In this episode we look at the peritextual elements of quite a few books– all of the things that aren’t the content– and how they relate to the feel of the book and our impressions about it.
The links all show example pictures to help illustrate the point. There are a few still to come, but this is a pretty comprehensive list as is! Some of the pictures are from the publisher and some I took myself.
Size and Shape
D&D 4th Edition- The standard in gaming. Hardcover, 8.5×11 inches. 4th Edition’s difference is that the 3 books come in a handy-dandy sleeve.
Hero 5th Edition Revised– The same shape as D&D but text-book thick.
Burning Wheel– 5×7 and softcover. Still has same number of pages as D&D, but they are mini pages. Makes the book much more portable.
Savage Worlds: Explorer’s Edition– Also softcover, but a bit longer and wider than Burning Wheel (which means neat, orderly shelving will be screwy).
Star Wars Saga– A square. Made to fit on bookstore’s shelves.
Rifts- Pretty picture, shows action, clear title, publisher, and author, and of course, boobies.
The Savage World of Solomon Kane– Only a few words, but great illustration and the glossy and matte finish make Meg happy.
Dread– Extremely simple but sets the stage beautifully. A bloody thumbprint? What’s not to love?
Burning Wheel– Red on Red. Hard to see, confusing, boring. Doesn’t say anything about the game.
The Trail of Cthulhu – Green on green, but spooky, mysterious
GURPS: Alpha Century– cover of book is cover of Sid Meier’s video game. Good marketing if you like the video game (which we did).
First few pages of a book before the content actually starts. Can include publication information, credits, acknowledgments, table of contents, and introduction
- Pastedown- the page pasted to the inside of the cover (hardcover only)

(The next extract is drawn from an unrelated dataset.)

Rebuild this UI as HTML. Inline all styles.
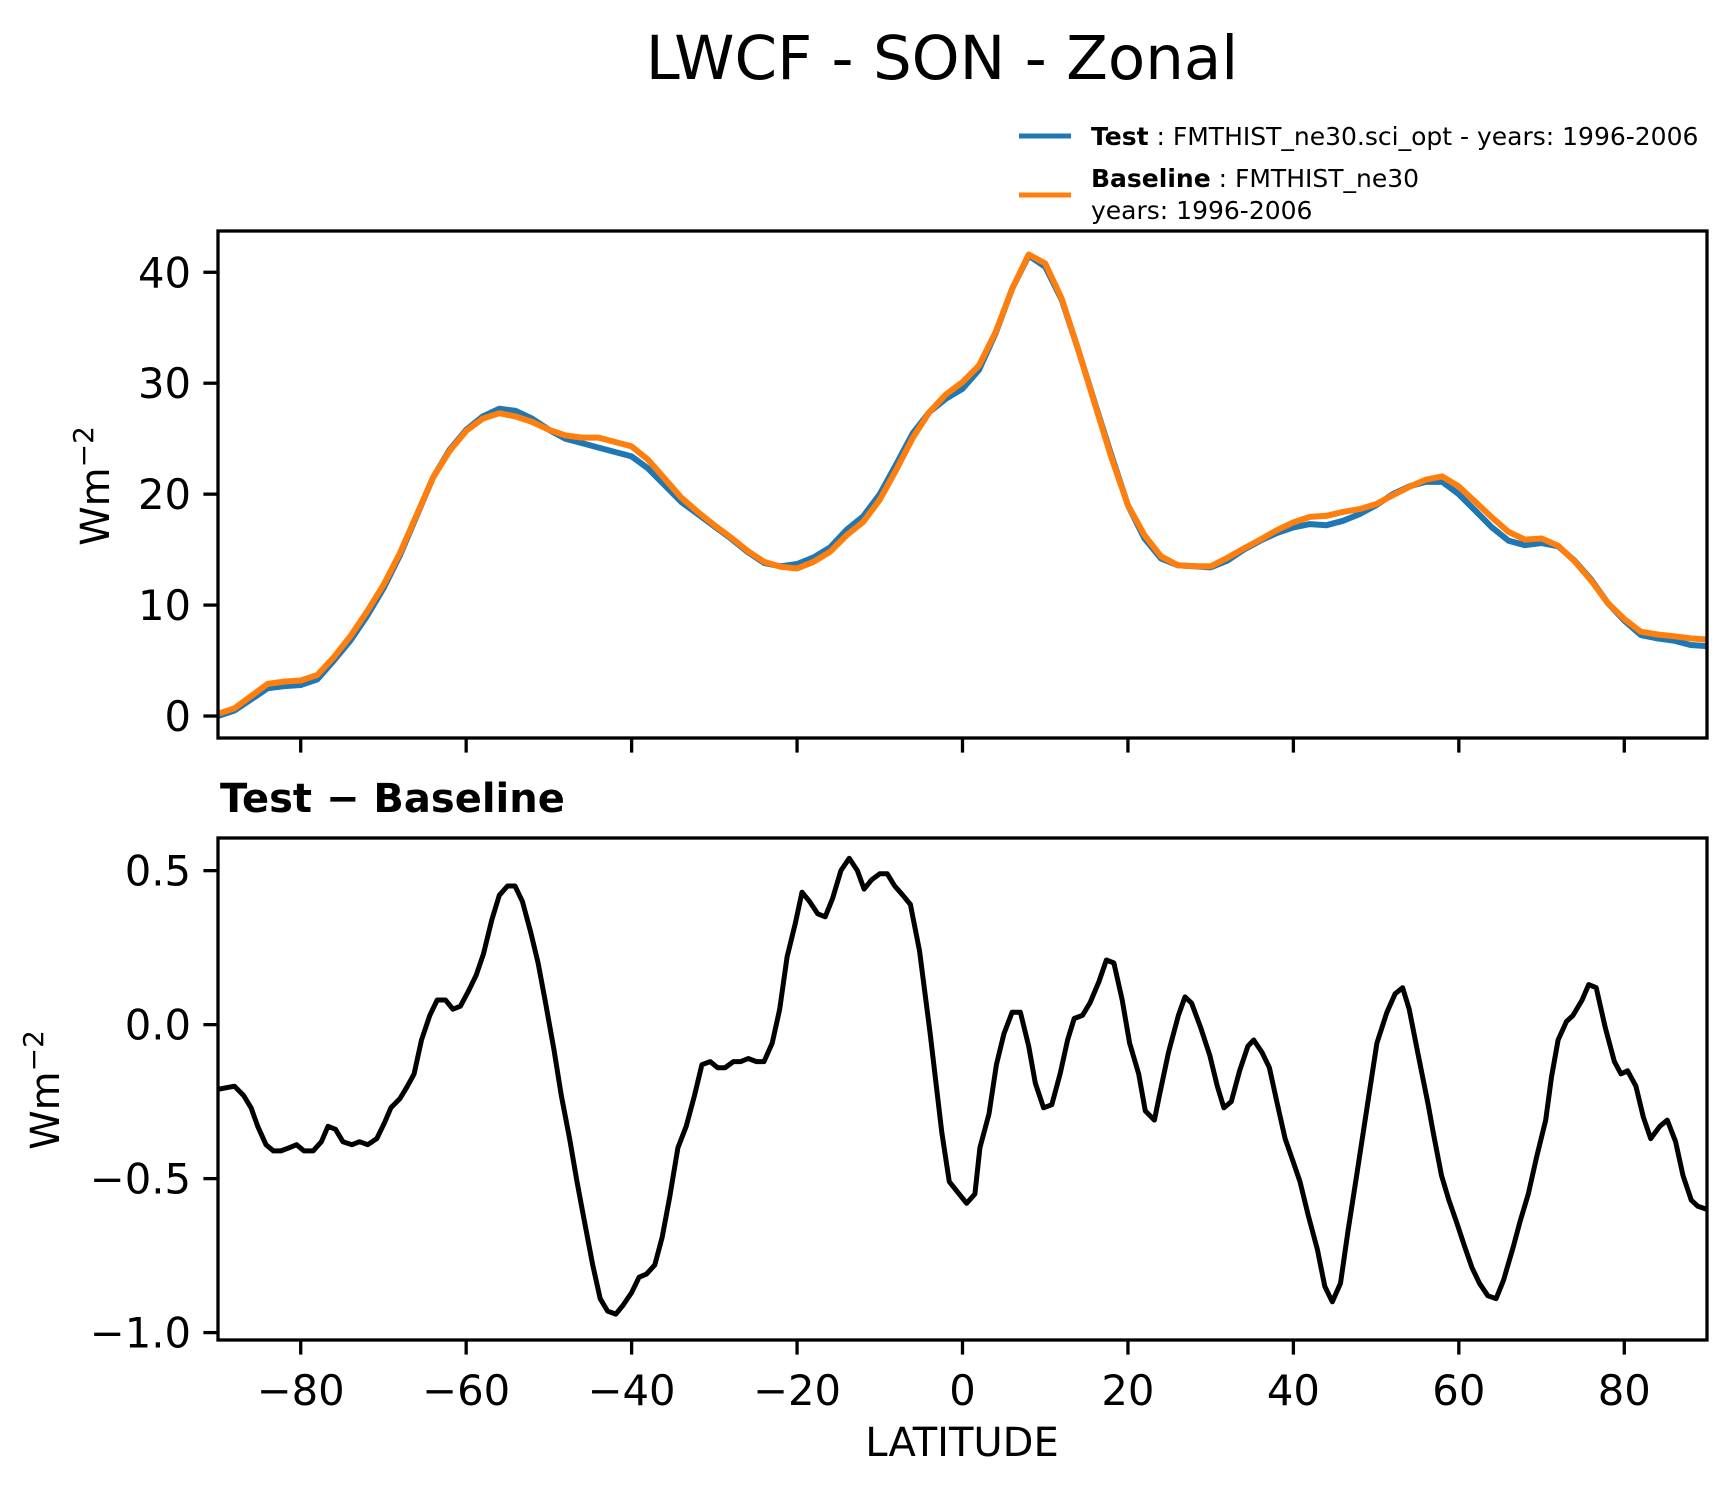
<!DOCTYPE html>
<html><head><meta charset="utf-8"><style>
html,body{margin:0;padding:0;background:#fff;}
svg{display:block;font-family:"DejaVu Sans","Liberation Sans",sans-serif;}
</style></head><body>
<svg id="fig" width="1736" height="1496" viewBox="0 0 1736 1496" xmlns="http://www.w3.org/2000/svg">
<rect width="1736" height="1496" fill="#fff"/>
<text x="942" y="79" font-size="61" text-anchor="middle">LWCF - SON - Zonal</text>
<g>
<line x1="1019" y1="136" x2="1071" y2="136" stroke="#1f77b4" stroke-width="5"/>
<text x="1091" y="145" font-size="25"><tspan font-weight="bold">Test</tspan> : FMTHIST_ne30.sci_opt - years: 1996-2006</text>
<line x1="1019" y1="195" x2="1071" y2="195" stroke="#ff7f0e" stroke-width="5"/>
<text x="1091" y="187" font-size="25"><tspan font-weight="bold">Baseline</tspan> : FMTHIST_ne30</text>
<text x="1091" y="219" font-size="25">years: 1996-2006</text>
</g>
<g id="topg"></g>
<g id="botg"></g>
<text x="220" y="812" font-size="40" font-weight="bold">Test − Baseline</text>
<text x="962" y="1456" font-size="40" text-anchor="middle">LATITUDE</text>
<text transform="translate(109,486) rotate(-90)" font-size="40" text-anchor="middle">Wm<tspan font-size="28" dy="-16">−2</tspan></text>
<text transform="translate(59,1090) rotate(-90)" font-size="40" text-anchor="middle">Wm<tspan font-size="28" dy="-16">−2</tspan></text>
</svg>
<script>
const latTop = [-90,-88,-86,-84,-82,-80,-78,-76,-74,-72,-70,-68,-66,-64,-62,-60,-58,-56,-54,-52,-50,-48,-46,-44,-42,-40,-38,-36,-34,-32,-30,-28,-26,-24,-22,-20,-18,-16,-14,-12,-10,-8,-6,-4,-2,0,2,4,6,8,10,12,14,16,18,20,22,24,26,28,30,32,34,36,38,40,42,44,46,48,50,52,54,56,58,60,62,64,66,68,70,72,74,76,78,80,82,84,86,88,90];
const testVals = [0,0.5,1.5,2.5,2.7,2.8,3.3,5,6.8,9,11.5,14.5,18,21.5,24,25.8,27,27.7,27.5,26.8,25.8,25,24.6,24.2,23.8,23.4,22.3,20.8,19.3,18.2,17.1,16,14.8,13.8,13.5,13.7,14.3,15.2,16.8,18,20,22.7,25.5,27.4,28.6,29.5,31.2,34.5,38.5,41.5,40.5,37.5,33,28.2,23.5,19,16,14.2,13.6,13.5,13.4,14,15,15.8,16.5,17,17.3,17.2,17.6,18.2,19,20,20.7,21.1,21.1,20,18.5,17,15.8,15.4,15.6,15.3,14,12.3,10.2,8.6,7.3,7,6.8,6.4,6.3];
const baseVals = [0.2,0.7,1.8,2.9,3.1,3.2,3.7,5.3,7.2,9.4,11.8,14.7,18.1,21.5,23.9,25.7,26.8,27.3,27.0,26.5,25.8,25.3,25.1,25.1,24.7,24.3,23.1,21.4,19.7,18.4,17.2,16.1,14.9,13.9,13.45,13.3,13.9,14.8,16.3,17.5,19.5,22.2,25.1,27.4,29.0,30.1,31.6,34.6,38.5,41.6,40.8,37.6,33,28.1,23.3,19.0,16.3,14.4,13.6,13.5,13.5,14.25,15.1,15.9,16.75,17.45,17.95,18.05,18.4,18.65,19.1,19.9,20.65,21.3,21.6,20.7,19.3,17.9,16.6,15.9,16.0,15.35,13.95,12.2,10.2,8.75,7.6,7.35,7.2,7.0,6.9];
const latDiff = [-90,-88,-86.9,-86,-85.2,-84.2,-83.3,-82.4,-81.4,-80.5,-79.6,-78.5,-77.5,-76.7,-75.8,-74.9,-73.8,-72.9,-71.9,-70.8,-69.9,-69.1,-68,-67.1,-66.3,-65.4,-64.4,-63.5,-62.5,-61.6,-60.7,-59.7,-58.8,-57.9,-56.9,-56,-55,-54.1,-53.2,-52.2,-51.3,-50.4,-49.4,-48.5,-47.5,-46.6,-45.7,-44.7,-43.8,-42.9,-41.9,-41,-40,-39.1,-38.2,-37.2,-36.3,-35.4,-34.4,-33.4,-32.4,-31.5,-30.5,-29.6,-28.7,-27.7,-26.8,-25.9,-24.9,-24,-23,-22.1,-21.2,-20.2,-19.4,-18.5,-17.5,-16.6,-15.7,-14.7,-13.7,-12.7,-11.9,-11,-10,-9.1,-8.2,-7.2,-6.3,-5.2,-3.9,-2.5,-1.6,0.5,1.5,2.1,3.2,4.1,5,6,7,8,8.8,9.8,10.8,11.8,12.7,13.5,14.5,15.4,16.5,17.4,18.3,19.3,20.2,21.3,22.1,23.2,23.8,24.9,26.1,26.9,27.7,28.8,29.9,30.8,31.6,32.5,33.5,34.5,35.2,36.2,37.1,38,39,39.9,40.8,41.8,42.9,43.8,44.7,45.7,46.6,47.7,48.9,50.1,51.3,52.3,53.2,54,55.1,56.3,56.9,57.9,58.8,59.7,60.7,61.6,62.5,63.5,64.5,65.4,66.6,67.4,68.4,69.4,70.5,71.2,72,73,73.8,74.9,75.7,76.6,77.7,78.8,79.6,80.4,81.4,82.3,83.2,84.3,85.2,86.2,87.1,88.1,88.9,90];
const diffVals = [-0.21,-0.20,-0.23,-0.27,-0.33,-0.39,-0.41,-0.41,-0.40,-0.39,-0.41,-0.41,-0.38,-0.33,-0.34,-0.38,-0.39,-0.38,-0.39,-0.37,-0.32,-0.27,-0.24,-0.20,-0.16,-0.05,0.03,0.08,0.08,0.05,0.06,0.11,0.16,0.23,0.34,0.42,0.45,0.45,0.40,0.30,0.20,0.07,-0.08,-0.23,-0.37,-0.51,-0.64,-0.78,-0.89,-0.93,-0.94,-0.91,-0.87,-0.82,-0.81,-0.78,-0.69,-0.56,-0.40,-0.33,-0.23,-0.13,-0.12,-0.14,-0.14,-0.12,-0.12,-0.11,-0.12,-0.12,-0.06,0.05,0.22,0.33,0.43,0.40,0.36,0.35,0.41,0.50,0.54,0.50,0.44,0.47,0.49,0.49,0.45,0.42,0.39,0.24,-0.03,-0.35,-0.51,-0.58,-0.55,-0.40,-0.29,-0.13,-0.03,0.04,0.04,-0.07,-0.19,-0.27,-0.26,-0.16,-0.05,0.02,0.03,0.07,0.14,0.21,0.20,0.08,-0.06,-0.16,-0.28,-0.31,-0.23,-0.09,0.03,0.09,0.07,-0.01,-0.10,-0.20,-0.27,-0.25,-0.15,-0.07,-0.05,-0.09,-0.14,-0.25,-0.37,-0.44,-0.51,-0.62,-0.73,-0.85,-0.90,-0.84,-0.67,-0.48,-0.27,-0.06,0.04,0.10,0.12,0.05,-0.10,-0.26,-0.35,-0.49,-0.57,-0.64,-0.72,-0.79,-0.84,-0.88,-0.89,-0.83,-0.72,-0.64,-0.55,-0.43,-0.31,-0.17,-0.05,0.01,0.03,0.08,0.13,0.12,-0.01,-0.12,-0.16,-0.15,-0.20,-0.30,-0.37,-0.33,-0.31,-0.38,-0.49,-0.57,-0.59,-0.60];
const xTicks = [-80,-60,-40,-20,0,20,40,60,80];
const topYTicks = [0,10,20,30,40];
const botYTicks = [-1.0,-0.5,0.0,0.5];
const botYLabels = ["−1.0","−0.5","0.0","0.5"];

(function () {
const NS = "http://www.w3.org/2000/svg";
const L = 218, R = 1707;
const xs = v => L + (v + 90) / 180 * (R - L);
const T1 = 231, B1 = 738, yTopMax = 43.72, yTopMin = -1.98;
const yTop = v => T1 + (yTopMax - v) / (yTopMax - yTopMin) * (B1 - T1);
const T2 = 838, B2 = 1340, yBotMax = 0.606, yBotMin = -1.024;
const yBot = v => T2 + (yBotMax - v) / (yBotMax - yBotMin) * (B2 - T2);

function mk(tag, attrs, parent) {
  const e = document.createElementNS(NS, tag);
  for (const k in attrs) e.setAttribute(k, attrs[k]);
  parent.appendChild(e);
  return e;
}
function linePath(xa, ya, fx, fy) {
  return xa.map((x, i) => (i ? "L" : "M") + fx(x).toFixed(1) + "," + fy(ya[i]).toFixed(1)).join("");
}
const gTop = document.getElementById("topg");
const gBot = document.getElementById("botg");

const defs = mk("defs", {}, document.getElementById("fig"));
const c1 = mk("clipPath", {id: "c1"}, defs); mk("rect", {x: L, y: T1, width: R - L, height: B1 - T1}, c1);
const c2 = mk("clipPath", {id: "c2"}, defs); mk("rect", {x: L, y: T2, width: R - L, height: B2 - T2}, c2);

const pt = mk("path", {d: linePath(latTop, testVals, xs, yTop), fill: "none", stroke: "#1f77b4", "stroke-width": 6, "stroke-linejoin": "round", "clip-path": "url(#c1)"}, gTop);


const pb = mk("path", {d: linePath(latTop, baseVals, xs, yTop), fill: "none", stroke: "#ff7f0e", "stroke-width": 6, "stroke-linejoin": "round", "clip-path": "url(#c1)"}, gTop);


const pd = mk("path", {d: linePath(latDiff, diffVals, xs, yBot), fill: "none", stroke: "#000", "stroke-width": 5, "stroke-linejoin": "round", "clip-path": "url(#c2)"}, gBot);



const f1 = mk("rect", {x: L, y: T1, width: R - L, height: B1 - T1, fill: "none", stroke: "#000", "stroke-width": 3.3}, gTop);


const f2 = mk("rect", {x: L, y: T2, width: R - L, height: B2 - T2, fill: "none", stroke: "#000", "stroke-width": 3.3}, gBot);



xTicks.forEach(v => {
  const x = xs(v);
  const t1 = mk("line", {x1: x, y1: B1, x2: x, y2: B1 + 14.6, stroke: "#000", "stroke-width": 3.3}, gTop);
  
  
  const t2 = mk("line", {x1: x, y1: B2, x2: x, y2: B2 + 14.6, stroke: "#000", "stroke-width": 3.3}, gBot);
  
  
  const lb = mk("text", {x: x, y: B2 + 65, "font-size": 41.7, "text-anchor": "middle"}, gBot);
  lb.textContent = v < 0 ? "−" + Math.abs(v) : String(v);
  
  
});
topYTicks.forEach(v => {
  const y = yTop(v);
  const t = mk("line", {x1: L - 14.6, y1: y, x2: L, y2: y, stroke: "#000", "stroke-width": 3.3}, gTop);
  
  
  const lb = mk("text", {x: L - 27, y: y + 15, "font-size": 41.7, "text-anchor": "end"}, gTop);
  lb.textContent = String(v);
  
  
});
botYTicks.forEach((v, i) => {
  const y = yBot(v);
  const t = mk("line", {x1: L - 14.6, y1: y, x2: L, y2: y, stroke: "#000", "stroke-width": 3.3}, gBot);
  
  
  const lb = mk("text", {x: L - 27, y: y + 15, "font-size": 41.7, "text-anchor": "end"}, gBot);
  lb.textContent = botYLabels[i];
  
  
});
})();
</script>
</body></html>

- Flyleaf- the page opposite the pastedown
Deadlands Reloaded– Personal acknowledgments, Font in table of contents very appropriate and there is “white space” so text doesn’t feel claustrophobic. Introduction is a old-timely newspaper format. Back Cover
Are illustrations confined in a border to make it feel like you are looking as an voyeur, or do the touch the edge of the page to draw you in?
- Bleed- when the illustration touches the edge of a page
- Full Bleed- when all illustrations touch all edges
Deadlands Reloaded– full bleed
d20 Future– Standard. Page number in border (on side)
GURPS- Transhuman Space- Dark border with white boxes with text. Dark borders give it a space theme.
Expeditious Retreat: Magical Society of Ecology and Culture and Savage Worlds Explorer’s Edition– Old timey paper feel to border.
Cyberspace. Almost whole book in table or chart. Lower corner of each page gives extra material to book in terms of a year-by-year timeline.
Nightbane– Very first thing in book is a warning to prevent claims of Satanism.
Earthdawn– All peritextual elements completely vanilla (written in 1995) except two full pages of punch-out cardstock cards.
Pictures in books should show you things you may play, things you may fight or goals or ideas you may have as well as set the stage for the book. The feel also needs to be consistent throughout. The media used can change, but don’t mix styles!
D&D 4th Edition– Player’s Handbook has detailed pictures of the types of characters you are going to play (Person), the Dungeon Master’s Guide shows places you will go (Place), and the Monster Manual shows the things you are going to fight (Things).
Dark Heresy, Warhammer 40,000– Extremely detailed, dark, gritty illustrations.
Serenity– Beautiful cover, but almost all of “illustrations” are screen caps from the movie. Says not, “We’re trying to adapt the movie” but “We’re trying to make the movie.” Borders are good except top of every page says “Serenity the Role Playing Game”. Seems too self-congratulatory and constantly reminds us it is “official“.
Star Wars Saga– nice mix of screencaps and illustrations, but again, too much of a mix of styles.